(WHAT IS NEEDED):
Filter the entries that follow, copying every line in which the word "this" appears.
-- BEGIN RAW RECORDS --
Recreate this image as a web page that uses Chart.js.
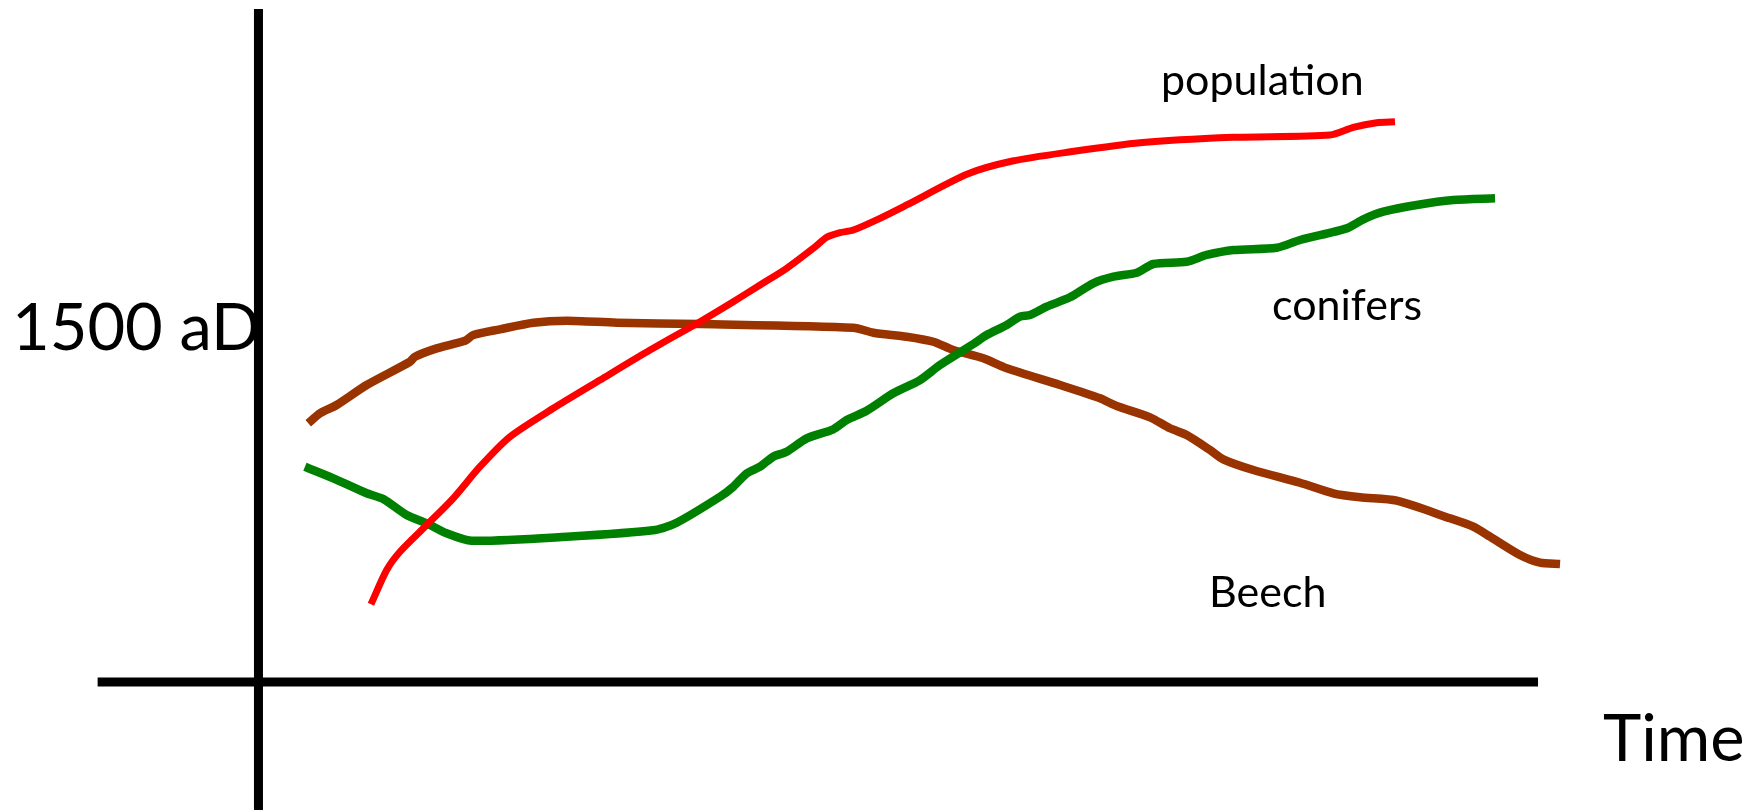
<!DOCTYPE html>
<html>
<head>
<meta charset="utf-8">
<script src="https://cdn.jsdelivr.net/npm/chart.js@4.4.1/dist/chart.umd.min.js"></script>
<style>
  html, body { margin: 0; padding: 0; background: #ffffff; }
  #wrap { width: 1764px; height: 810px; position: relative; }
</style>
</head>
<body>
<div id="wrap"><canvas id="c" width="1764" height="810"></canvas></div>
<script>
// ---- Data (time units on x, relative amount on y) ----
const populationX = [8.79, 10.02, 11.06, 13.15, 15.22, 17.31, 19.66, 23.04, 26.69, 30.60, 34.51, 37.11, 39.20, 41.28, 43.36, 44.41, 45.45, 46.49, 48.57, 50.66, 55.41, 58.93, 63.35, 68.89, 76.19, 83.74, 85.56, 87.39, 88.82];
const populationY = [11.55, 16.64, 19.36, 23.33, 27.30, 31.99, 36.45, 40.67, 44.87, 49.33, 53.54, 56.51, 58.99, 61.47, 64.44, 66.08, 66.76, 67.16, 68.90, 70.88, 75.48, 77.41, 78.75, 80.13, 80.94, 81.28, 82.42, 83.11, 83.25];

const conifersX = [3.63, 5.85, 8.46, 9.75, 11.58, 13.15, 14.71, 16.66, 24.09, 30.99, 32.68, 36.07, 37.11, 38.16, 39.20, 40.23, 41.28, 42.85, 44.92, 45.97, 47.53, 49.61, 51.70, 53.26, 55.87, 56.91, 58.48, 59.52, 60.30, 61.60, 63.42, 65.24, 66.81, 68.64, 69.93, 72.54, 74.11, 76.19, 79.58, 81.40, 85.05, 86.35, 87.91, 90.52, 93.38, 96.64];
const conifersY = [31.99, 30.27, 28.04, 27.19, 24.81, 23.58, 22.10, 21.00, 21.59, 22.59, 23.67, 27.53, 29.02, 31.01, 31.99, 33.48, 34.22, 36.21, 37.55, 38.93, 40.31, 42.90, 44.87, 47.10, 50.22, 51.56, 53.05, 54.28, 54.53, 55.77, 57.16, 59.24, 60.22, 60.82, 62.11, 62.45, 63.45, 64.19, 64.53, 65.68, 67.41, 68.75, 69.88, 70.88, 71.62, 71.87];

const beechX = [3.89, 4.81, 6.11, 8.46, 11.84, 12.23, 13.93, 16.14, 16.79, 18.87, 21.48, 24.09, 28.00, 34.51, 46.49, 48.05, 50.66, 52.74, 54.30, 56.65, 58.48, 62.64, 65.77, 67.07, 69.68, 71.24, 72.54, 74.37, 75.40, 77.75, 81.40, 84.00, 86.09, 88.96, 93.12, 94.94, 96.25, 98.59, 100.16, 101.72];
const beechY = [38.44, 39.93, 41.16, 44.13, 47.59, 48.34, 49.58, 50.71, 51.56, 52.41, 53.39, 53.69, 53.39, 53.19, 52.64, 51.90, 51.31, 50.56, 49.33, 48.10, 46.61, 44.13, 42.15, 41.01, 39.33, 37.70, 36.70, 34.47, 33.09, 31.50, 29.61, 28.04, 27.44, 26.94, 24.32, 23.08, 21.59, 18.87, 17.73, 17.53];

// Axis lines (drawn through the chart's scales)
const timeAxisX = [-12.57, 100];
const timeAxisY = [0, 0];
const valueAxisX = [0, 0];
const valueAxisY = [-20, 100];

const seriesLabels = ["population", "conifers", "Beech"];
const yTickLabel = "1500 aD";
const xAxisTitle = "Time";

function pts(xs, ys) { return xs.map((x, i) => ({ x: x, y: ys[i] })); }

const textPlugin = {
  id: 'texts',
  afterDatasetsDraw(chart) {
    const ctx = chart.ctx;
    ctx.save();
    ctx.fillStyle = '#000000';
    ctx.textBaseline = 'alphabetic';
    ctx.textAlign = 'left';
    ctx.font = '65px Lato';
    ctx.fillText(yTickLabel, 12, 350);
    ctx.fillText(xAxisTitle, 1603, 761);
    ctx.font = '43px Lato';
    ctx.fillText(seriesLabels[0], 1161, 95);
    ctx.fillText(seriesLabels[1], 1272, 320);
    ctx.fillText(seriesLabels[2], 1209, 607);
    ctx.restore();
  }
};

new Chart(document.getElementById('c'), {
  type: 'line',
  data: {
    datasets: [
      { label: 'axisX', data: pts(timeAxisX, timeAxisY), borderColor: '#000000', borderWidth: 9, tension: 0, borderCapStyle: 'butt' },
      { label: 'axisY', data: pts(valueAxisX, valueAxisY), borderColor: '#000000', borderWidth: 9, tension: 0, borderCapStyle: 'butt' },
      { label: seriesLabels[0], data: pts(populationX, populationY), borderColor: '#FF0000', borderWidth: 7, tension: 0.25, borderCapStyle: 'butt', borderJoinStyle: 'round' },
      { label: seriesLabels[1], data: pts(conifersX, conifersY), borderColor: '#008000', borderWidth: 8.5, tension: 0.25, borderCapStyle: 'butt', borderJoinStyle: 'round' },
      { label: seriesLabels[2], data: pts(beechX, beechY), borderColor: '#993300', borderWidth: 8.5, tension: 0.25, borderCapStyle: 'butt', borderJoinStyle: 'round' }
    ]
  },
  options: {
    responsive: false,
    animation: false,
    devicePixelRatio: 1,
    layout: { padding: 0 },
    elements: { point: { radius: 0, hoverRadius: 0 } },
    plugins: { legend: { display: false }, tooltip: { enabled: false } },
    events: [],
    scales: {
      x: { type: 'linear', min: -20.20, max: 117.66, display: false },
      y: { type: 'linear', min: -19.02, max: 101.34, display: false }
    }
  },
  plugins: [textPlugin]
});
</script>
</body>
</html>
-- END RAW RECORDS --
-- BEGIN RAW RECORDS --
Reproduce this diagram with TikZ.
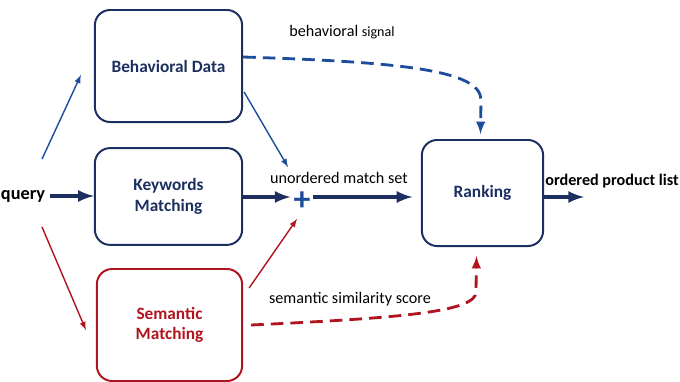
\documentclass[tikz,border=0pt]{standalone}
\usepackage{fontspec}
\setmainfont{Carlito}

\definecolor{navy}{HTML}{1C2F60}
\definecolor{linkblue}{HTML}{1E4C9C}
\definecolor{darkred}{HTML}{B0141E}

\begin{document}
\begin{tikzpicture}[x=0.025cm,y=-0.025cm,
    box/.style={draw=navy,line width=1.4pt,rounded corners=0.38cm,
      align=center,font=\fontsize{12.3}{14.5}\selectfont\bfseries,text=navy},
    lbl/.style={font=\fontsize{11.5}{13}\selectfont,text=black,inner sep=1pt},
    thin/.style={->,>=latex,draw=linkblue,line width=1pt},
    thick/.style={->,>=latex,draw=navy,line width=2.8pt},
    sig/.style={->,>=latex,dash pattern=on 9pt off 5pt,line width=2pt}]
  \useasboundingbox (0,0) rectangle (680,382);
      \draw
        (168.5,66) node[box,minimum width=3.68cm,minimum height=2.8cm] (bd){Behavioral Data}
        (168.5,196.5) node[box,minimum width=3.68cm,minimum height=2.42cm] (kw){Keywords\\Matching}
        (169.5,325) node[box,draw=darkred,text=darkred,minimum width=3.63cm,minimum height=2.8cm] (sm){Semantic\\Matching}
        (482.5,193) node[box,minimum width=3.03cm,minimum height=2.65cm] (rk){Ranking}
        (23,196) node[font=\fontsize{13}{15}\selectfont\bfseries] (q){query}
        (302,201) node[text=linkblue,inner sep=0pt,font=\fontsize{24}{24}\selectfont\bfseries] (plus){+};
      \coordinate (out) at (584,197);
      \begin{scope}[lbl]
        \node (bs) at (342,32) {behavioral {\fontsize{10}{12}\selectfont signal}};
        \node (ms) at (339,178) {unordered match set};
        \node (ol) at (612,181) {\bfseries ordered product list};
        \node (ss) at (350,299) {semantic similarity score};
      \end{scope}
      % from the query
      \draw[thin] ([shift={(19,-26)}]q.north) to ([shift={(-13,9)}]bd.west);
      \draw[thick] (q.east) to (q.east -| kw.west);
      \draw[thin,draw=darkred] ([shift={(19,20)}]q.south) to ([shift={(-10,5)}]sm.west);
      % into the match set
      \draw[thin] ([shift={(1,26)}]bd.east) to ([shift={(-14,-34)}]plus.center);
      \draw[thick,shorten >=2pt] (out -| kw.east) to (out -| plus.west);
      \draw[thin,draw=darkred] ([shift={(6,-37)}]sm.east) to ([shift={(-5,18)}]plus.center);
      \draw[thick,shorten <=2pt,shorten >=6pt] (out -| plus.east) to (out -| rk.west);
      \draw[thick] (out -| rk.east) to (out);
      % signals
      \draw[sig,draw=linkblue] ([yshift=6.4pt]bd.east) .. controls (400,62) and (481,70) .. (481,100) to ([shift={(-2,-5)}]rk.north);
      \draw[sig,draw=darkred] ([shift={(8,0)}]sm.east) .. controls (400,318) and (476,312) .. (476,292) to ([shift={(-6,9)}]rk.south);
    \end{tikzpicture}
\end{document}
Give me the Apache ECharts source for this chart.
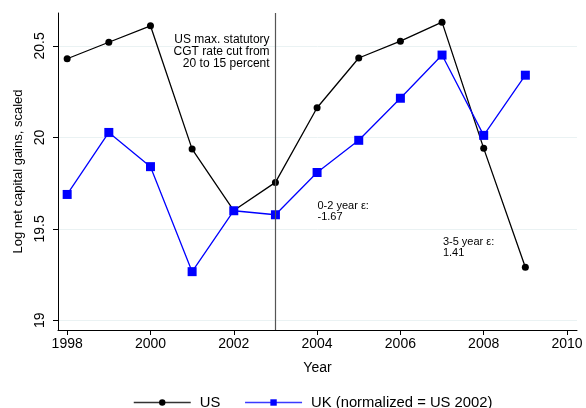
-- END RAW RECORDS --
(COMPLETE RESPONSE):
Recreate this image as a web page that uses Chart.js.
Reproduce this diagram with TikZ.
Give me the Apache ECharts source for this chart.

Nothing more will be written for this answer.